Wednesday, March 23, 2011

Dishing Out Mercy

The waitress targeted our friend for her request. We were eating together at a restaurant when our server approached him. “I’m giving you this, but I’ll take it off your bill,” she said as she placed in front of him a dessert he did not order.

“I’m in trouble,” she added when he looked perplexed. “I got it out to eat myself, but I’m not supposed to do that unless I’m on break. So I brought it to you.”

She turned away, leaving the four people at our table to try to make sense of what just happened. Meanwhile, the cheesecake looked just as tempting to our friend as it apparently had been to the server. He picked up his fork.

“You must be really special for the server to bring you dessert you didn’t even order,” we teased.

When the woman brought our bills she slipped our friend’s under his dessert plate. “I brought you the cheesecake so my manager would think it was yours,” she explained. “I could have lost my job.”

“And I ate it,” our friend said easily, “so as it turns out it was mine.”

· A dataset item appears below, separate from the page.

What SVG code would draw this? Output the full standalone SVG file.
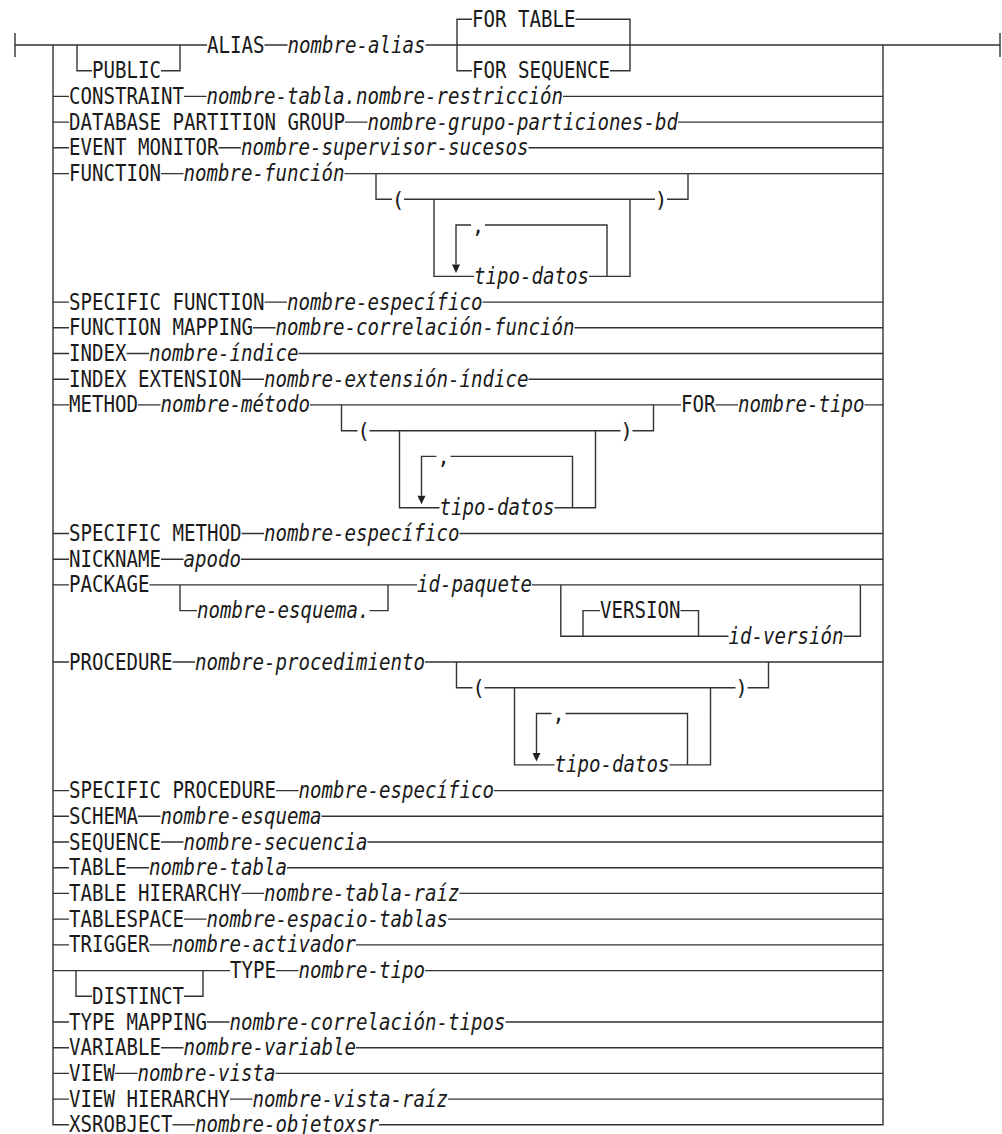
<svg xmlns="http://www.w3.org/2000/svg" width="1002" height="1134" viewBox="0 0 1002 1134">
<style>
.k{font-family:"DejaVu Sans Mono","Liberation Mono",monospace;font-size:23px;fill:#1a1a1a}
.v{font-family:"DejaVu Sans Mono","Liberation Mono",monospace;font-size:23px;font-style:italic;fill:#1a1a1a}
.c{text-anchor:middle;font-size:21px}
.ln{stroke:#333;stroke-width:1.4;fill:none}
.ar{fill:#222;stroke:none}
</style>
<rect width="1002" height="1134" fill="#fff"/>
<g id="connectors">
<path class="ln" d="M15,33V57M1000,33V57"/>
<path class="ln" d="M15,45H207M264.5,45H287.5M425.5,45H1000"/>
<path class="ln" d="M53,45V1124.8H69M379,1124.8H883V45"/>
<path class="ln" d="M77,45V70.7H92M161,70.7H180V45"/>
<path class="ln" d="M472,19.3H457V70.7H472M575.5,19.3H630V70.7H610"/>
<path class="ln" d="M53,96.4H69M184,96.4H206.5M563,96.4H883"/>
<path class="ln" d="M53,122.1H69M345,122.1H367.5M678,122.1H883"/>
<path class="ln" d="M53,147.8H69M218.5,147.8H241M528.5,147.8H883"/>
<path class="ln" d="M53,173.6H69M161,173.6H183.5M344.5,173.6H883"/>
<path class="ln" d="M376,173.6V199.3H392M404,199.3H655M667,199.3H688V173.6M434,199.3V276.4H474M589,276.4H630V199.3M456,264.4V225H471M485,225H607V276.4"/>
<polygon class="ar" points="452,264.4 460,264.4 456,272.9"/>
<path class="ln" d="M53,302.1H69M264.5,302.1H287M482.5,302.1H883"/>
<path class="ln" d="M53,327.8H69M253,327.8H275.5M574.5,327.8H883"/>
<path class="ln" d="M53,353.5H69M126.5,353.5H149M298.5,353.5H883"/>
<path class="ln" d="M53,379.2H69M241.5,379.2H264M528.5,379.2H883"/>
<path class="ln" d="M53,404.9H69M138,404.9H160.5M310,404.9H681M715.5,404.9H738M864.5,404.9H883"/>
<path class="ln" d="M341.5,404.9V430.7H357.5M369.5,430.7H620.5M632.5,430.7H653.5V404.9M399.5,430.7V507.8H439.5M554.5,507.8H595.5V430.7M421.5,495.8V456.4H436.5M450.5,456.4H572.5V507.8"/>
<polygon class="ar" points="417.5,495.8 425.5,495.8 421.5,504.3"/>
<path class="ln" d="M53,533.5H69M241.5,533.5H264M459.5,533.5H883"/>
<path class="ln" d="M53,559.2H69M161,559.2H183.5M241,559.2H883"/>
<path class="ln" d="M53,584.9H69M149.5,584.9H417M532,584.9H883"/>
<path class="ln" d="M180,584.9V610.6H197M369.5,610.6H388V584.9"/>
<path class="ln" d="M560.8,584.9V636.3H728.5M843.5,636.3H860.4V584.9M583,636.3V610.6H600M680.5,610.6H698.5V636.3"/>
<path class="ln" d="M53,662H69M172.5,662H195M425,662H883"/>
<path class="ln" d="M456.5,662V687.8H472.5M484.5,687.8H735.5M747.5,687.8H768.5V662M514.5,687.8V764.9H554.5M669.5,764.9H710.5V687.8M536.5,752.9V713.5H551.5M565.5,713.5H687.5V764.9"/>
<polygon class="ar" points="532.5,752.9 540.5,752.9 536.5,761.4"/>
<path class="ln" d="M53,790.6H69M276,790.6H298.5M494,790.6H883"/>
<path class="ln" d="M53,816.3H69M138,816.3H160.5M321.5,816.3H883"/>
<path class="ln" d="M53,842H69M161,842H183.5M367.5,842H883"/>
<path class="ln" d="M53,867.7H69M126.5,867.7H149M287,867.7H883"/>
<path class="ln" d="M53,893.4H69M241.5,893.4H264M459.5,893.4H883"/>
<path class="ln" d="M53,919.1H69M184,919.1H206.5M448,919.1H883"/>
<path class="ln" d="M53,944.9H69M149.5,944.9H172M356,944.9H883"/>
<path class="ln" d="M53,970.6H230M276,970.6H298.5M425,970.6H883"/>
<path class="ln" d="M76,970.6V996.3H92M184,996.3H203V970.6"/>
<path class="ln" d="M53,1022H69M207,1022H229.5M505.5,1022H883"/>
<path class="ln" d="M53,1047.7H69M161,1047.7H183.5M356,1047.7H883"/>
<path class="ln" d="M53,1073.4H69M115,1073.4H137.5M275.5,1073.4H883"/>
<path class="ln" d="M53,1099.1H69M230,1099.1H252.5M448,1099.1H883"/>
<path class="ln" d="M172.5,1124.8H195"/>
</g>
<g id="n-alias" lengthAdjust="spacingAndGlyphs"><text class="k" x="92" y="78.2" textLength="69" lengthAdjust="spacingAndGlyphs">PUBLIC</text><text class="k" x="207" y="52.5" textLength="57.5" lengthAdjust="spacingAndGlyphs">ALIAS</text><text class="v" x="287.5" y="52.5" textLength="138" lengthAdjust="spacingAndGlyphs">nombre-alias</text><text class="k" x="472" y="26.8" textLength="103.5" lengthAdjust="spacingAndGlyphs">FOR TABLE</text><text class="k" x="472" y="78.2" textLength="138" lengthAdjust="spacingAndGlyphs">FOR SEQUENCE</text></g>
<g id="n-constraint"><text class="k" x="69" y="103.9" textLength="115" lengthAdjust="spacingAndGlyphs">CONSTRAINT</text><text class="v" x="206.5" y="103.9" textLength="356.5" lengthAdjust="spacingAndGlyphs">nombre-tabla.nombre-restricción</text></g>
<g id="n-dbpg"><text class="k" x="69" y="129.6" textLength="276" lengthAdjust="spacingAndGlyphs">DATABASE PARTITION GROUP</text><text class="v" x="367.5" y="129.6" textLength="310.5" lengthAdjust="spacingAndGlyphs">nombre-grupo-particiones-bd</text></g>
<g id="n-event"><text class="k" x="69" y="155.3" textLength="149.5" lengthAdjust="spacingAndGlyphs">EVENT MONITOR</text><text class="v" x="241" y="155.3" textLength="287.5" lengthAdjust="spacingAndGlyphs">nombre-supervisor-sucesos</text></g>
<g id="n-function"><text class="k" x="69" y="181.1" textLength="92" lengthAdjust="spacingAndGlyphs">FUNCTION</text><text class="v" x="183.5" y="181.1" textLength="161" lengthAdjust="spacingAndGlyphs">nombre-función</text><text class="k c" x="398" y="206.8">(</text><text class="k c" x="661" y="206.8">)</text><text class="k c" x="478" y="232.5">,</text><text class="v" x="474" y="283.9" textLength="115" lengthAdjust="spacingAndGlyphs">tipo-datos</text></g>
<g id="n-specfunc"><text class="k" x="69" y="309.6" textLength="195.5" lengthAdjust="spacingAndGlyphs">SPECIFIC FUNCTION</text><text class="v" x="287" y="309.6" textLength="195.5" lengthAdjust="spacingAndGlyphs">nombre-específico</text></g>
<g id="n-funcmap"><text class="k" x="69" y="335.3" textLength="184" lengthAdjust="spacingAndGlyphs">FUNCTION MAPPING</text><text class="v" x="275.5" y="335.3" textLength="299" lengthAdjust="spacingAndGlyphs">nombre-correlación-función</text></g>
<g id="n-index"><text class="k" x="69" y="361" textLength="57.5" lengthAdjust="spacingAndGlyphs">INDEX</text><text class="v" x="149" y="361" textLength="149.5" lengthAdjust="spacingAndGlyphs">nombre-índice</text></g>
<g id="n-indexext"><text class="k" x="69" y="386.7" textLength="172.5" lengthAdjust="spacingAndGlyphs">INDEX EXTENSION</text><text class="v" x="264" y="386.7" textLength="264.5" lengthAdjust="spacingAndGlyphs">nombre-extensión-índice</text></g>
<g id="n-method"><text class="k" x="69" y="412.4" textLength="69" lengthAdjust="spacingAndGlyphs">METHOD</text><text class="v" x="160.5" y="412.4" textLength="149.5" lengthAdjust="spacingAndGlyphs">nombre-método</text><text class="k c" x="363.5" y="438.2">(</text><text class="k c" x="626.5" y="438.2">)</text><text class="k c" x="443.5" y="463.9">,</text><text class="v" x="439.5" y="515.3" textLength="115" lengthAdjust="spacingAndGlyphs">tipo-datos</text><text class="k" x="681" y="412.4" textLength="34.5" lengthAdjust="spacingAndGlyphs">FOR</text><text class="v" x="738" y="412.4" textLength="126.5" lengthAdjust="spacingAndGlyphs">nombre-tipo</text></g>
<g id="n-specmethod"><text class="k" x="69" y="541" textLength="172.5" lengthAdjust="spacingAndGlyphs">SPECIFIC METHOD</text><text class="v" x="264" y="541" textLength="195.5" lengthAdjust="spacingAndGlyphs">nombre-específico</text></g>
<g id="n-nickname"><text class="k" x="69" y="566.7" textLength="92" lengthAdjust="spacingAndGlyphs">NICKNAME</text><text class="v" x="183.5" y="566.7" textLength="57.5" lengthAdjust="spacingAndGlyphs">apodo</text></g>
<g id="n-package"><text class="k" x="69" y="592.4" textLength="80.5" lengthAdjust="spacingAndGlyphs">PACKAGE</text><text class="v" x="197" y="618.1" textLength="172.5" lengthAdjust="spacingAndGlyphs">nombre-esquema.</text><text class="v" x="417" y="592.4" textLength="115" lengthAdjust="spacingAndGlyphs">id-paquete</text><text class="k" x="600" y="618.1" textLength="80.5" lengthAdjust="spacingAndGlyphs">VERSION</text><text class="v" x="728.5" y="643.8" textLength="115" lengthAdjust="spacingAndGlyphs">id-versión</text></g>
<g id="n-procedure"><text class="k" x="69" y="669.5" textLength="103.5" lengthAdjust="spacingAndGlyphs">PROCEDURE</text><text class="v" x="195" y="669.5" textLength="230" lengthAdjust="spacingAndGlyphs">nombre-procedimiento</text><text class="k c" x="478.5" y="695.3">(</text><text class="k c" x="741.5" y="695.3">)</text><text class="k c" x="558.5" y="721">,</text><text class="v" x="554.5" y="772.4" textLength="115" lengthAdjust="spacingAndGlyphs">tipo-datos</text></g>
<g id="n-specproc"><text class="k" x="69" y="798.1" textLength="207" lengthAdjust="spacingAndGlyphs">SPECIFIC PROCEDURE</text><text class="v" x="298.5" y="798.1" textLength="195.5" lengthAdjust="spacingAndGlyphs">nombre-específico</text></g>
<g id="n-schema"><text class="k" x="69" y="823.8" textLength="69" lengthAdjust="spacingAndGlyphs">SCHEMA</text><text class="v" x="160.5" y="823.8" textLength="161" lengthAdjust="spacingAndGlyphs">nombre-esquema</text></g>
<g id="n-sequence"><text class="k" x="69" y="849.5" textLength="92" lengthAdjust="spacingAndGlyphs">SEQUENCE</text><text class="v" x="183.5" y="849.5" textLength="184" lengthAdjust="spacingAndGlyphs">nombre-secuencia</text></g>
<g id="n-table"><text class="k" x="69" y="875.2" textLength="57.5" lengthAdjust="spacingAndGlyphs">TABLE</text><text class="v" x="149" y="875.2" textLength="138" lengthAdjust="spacingAndGlyphs">nombre-tabla</text></g>
<g id="n-tablehier"><text class="k" x="69" y="900.9" textLength="172.5" lengthAdjust="spacingAndGlyphs">TABLE HIERARCHY</text><text class="v" x="264" y="900.9" textLength="195.5" lengthAdjust="spacingAndGlyphs">nombre-tabla-raíz</text></g>
<g id="n-tablespace"><text class="k" x="69" y="926.6" textLength="115" lengthAdjust="spacingAndGlyphs">TABLESPACE</text><text class="v" x="206.5" y="926.6" textLength="241.5" lengthAdjust="spacingAndGlyphs">nombre-espacio-tablas</text></g>
<g id="n-trigger"><text class="k" x="69" y="952.4" textLength="80.5" lengthAdjust="spacingAndGlyphs">TRIGGER</text><text class="v" x="172" y="952.4" textLength="184" lengthAdjust="spacingAndGlyphs">nombre-activador</text></g>
<g id="n-type"><text class="k" x="92" y="1003.8" textLength="92" lengthAdjust="spacingAndGlyphs">DISTINCT</text><text class="k" x="230" y="978.1" textLength="46" lengthAdjust="spacingAndGlyphs">TYPE</text><text class="v" x="298.5" y="978.1" textLength="126.5" lengthAdjust="spacingAndGlyphs">nombre-tipo</text></g>
<g id="n-typemap"><text class="k" x="69" y="1029.5" textLength="138" lengthAdjust="spacingAndGlyphs">TYPE MAPPING</text><text class="v" x="229.5" y="1029.5" textLength="276" lengthAdjust="spacingAndGlyphs">nombre-correlación-tipos</text></g>
<g id="n-variable"><text class="k" x="69" y="1055.2" textLength="92" lengthAdjust="spacingAndGlyphs">VARIABLE</text><text class="v" x="183.5" y="1055.2" textLength="172.5" lengthAdjust="spacingAndGlyphs">nombre-variable</text></g>
<g id="n-view"><text class="k" x="69" y="1080.9" textLength="46" lengthAdjust="spacingAndGlyphs">VIEW</text><text class="v" x="137.5" y="1080.9" textLength="138" lengthAdjust="spacingAndGlyphs">nombre-vista</text></g>
<g id="n-viewhier"><text class="k" x="69" y="1106.6" textLength="161" lengthAdjust="spacingAndGlyphs">VIEW HIERARCHY</text><text class="v" x="252.5" y="1106.6" textLength="195.5" lengthAdjust="spacingAndGlyphs">nombre-vista-raíz</text></g>
<g id="n-xsrobject"><text class="k" x="69" y="1132.3" textLength="103.5" lengthAdjust="spacingAndGlyphs">XSROBJECT</text><text class="v" x="195" y="1132.3" textLength="184" lengthAdjust="spacingAndGlyphs">nombre-objetoxsr</text></g>
</svg>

“I had to put the cheesecake on your bill,” she continued. “Otherwise my manger would know. It shouldn’t be that big of a deal,” she added with a touch of defiance. “

Termination for eating on the job? It did sound like a cruel and unusual punishment; maybe there was a back story.

“I’m going to give you the money to pay for it. I just can’t let my manager see me. Can you wait until my break? Maybe meet me outside?”

As she talked, I watched the woman carefully. It crossed my mind that she didn’t look particularly repentant. Although she spoke in a low voice and her words were urgent, her demeanor was cool, almost nonchalant.

As an observer to this little drama, I didn’t have a decision to make. I wondered fleetingly how our friend would handle it. Here was someone who did something she knew was against the rules and, when caught, devised an intricate plan that required the mercy of a complete stranger to cover it up. Would playing along encourage her to do the right thing the next time she was tempted?

“Nobody needs to lose a job in this economy,” responded our friend. “Don’t worry about the bill. I’ve got it covered.” It was a particularly generous gesture because he himself had himself been struggling through extended unemployment.

She didn’t know his job situation, but our server recognized that she’d been the one served. Her eyes filled. The tension she’d so successfully kept hidden surfaced. “Thank you.”

In the next few minutes we got to tell her a little about why Christians extend grace to people who don’t deserve it. In the telling, I was reminded that I am no different than our server. I have not deserved the grace I’ve received in my life either. Nevertheless, I have been let off the biggest hook of all because Christ paid for my mistakes.

When viewed objectively this kind of grace just doesn’t make sense. It even threatens the moral order of people who want, above everything else, to see the sinful get what they deserve.

It doesn’t really make sense to the one on the receiving end either. And that’s what makes grace so powerful and so wonderful.

See to it that no one falls short of the grace of God …~ Hebrews 12:15


Teresa said...

Mercy is something we crave but find it sometimes hard to grant...alot like forgiveness. Your story about the dessert was an encouragement to me. Thanks for sharing it. Love and miss you, Teresa Graham

GKCRusk said...

Thank you Kima. Your words and thoughts stay with me through my days.